Author: Michael Wang (fw262@cornell.edu)
Please cite the following paper when using this tool:
Conventional scRNA-seq expression analyses rely on the availability of a high quality genome annotation. Yet, as we show here with scRNA-seq experiments and analyses spanning human, mouse, chicken, mole rat, lemur and sea urchin, genome annotations are often incomplete, in particular for organisms that are not routinely studied. To overcome this hurdle, we created a scRNA-seq analysis routine that recovers biologically relevant transcriptional activity beyond the scope of the best available genome annotation by performing scRNA-seq analysis on any region in the genome for which transcriptional products are detected. Our tool generates a single-cell expression matrix for all transcriptionally active regions (TARs), performs single-cell TAR expression analysis to identify biologically significant TARs, and then annotates TARs using gene homology analysis. This procedure uses single-cell expression analyses as a filter to direct annotation efforts to biologically significant transcripts and thereby uncovers biology to which scRNA-seq would otherwise be in the dark.

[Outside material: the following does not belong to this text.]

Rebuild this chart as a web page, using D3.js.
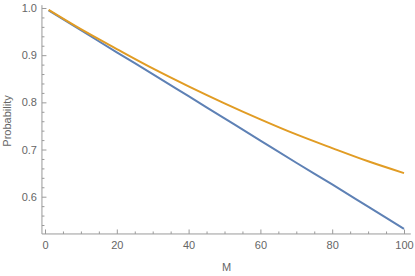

We have written Snakemake workflows to perform this analysis. Select your workflow by that files which you start with. Current workflows support starting with either raw fastq files (from_fastqs) or if you have already aligned with cellranger count (from_cellranger). See the README files inside each directory for install and runtime directions.

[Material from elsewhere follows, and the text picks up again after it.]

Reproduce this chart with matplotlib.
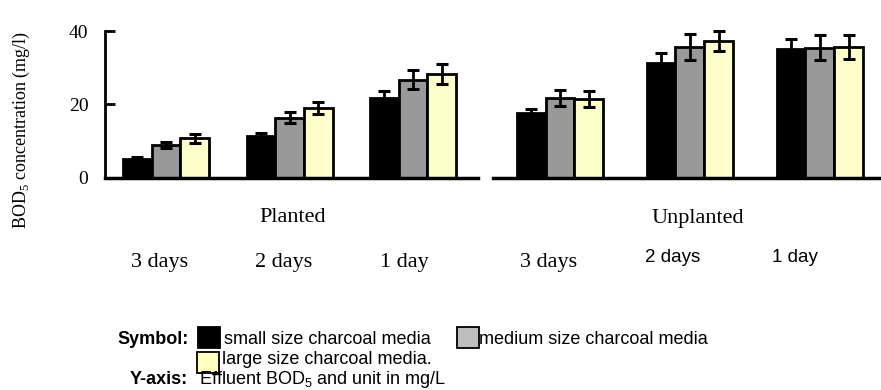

Please refer to the "SingleCellHMM_Run_combined_bam_HMM_features.log" created in the same directory as your Snakefile. You will likely see the following error:
cannot read: chr*_HMM.bed: No such file or directory
Please manually install groHMM and rtracklayer and make sure you can load these packages in R. This error indicates that the groHMM R script did not finish running to generate groHMM bed files.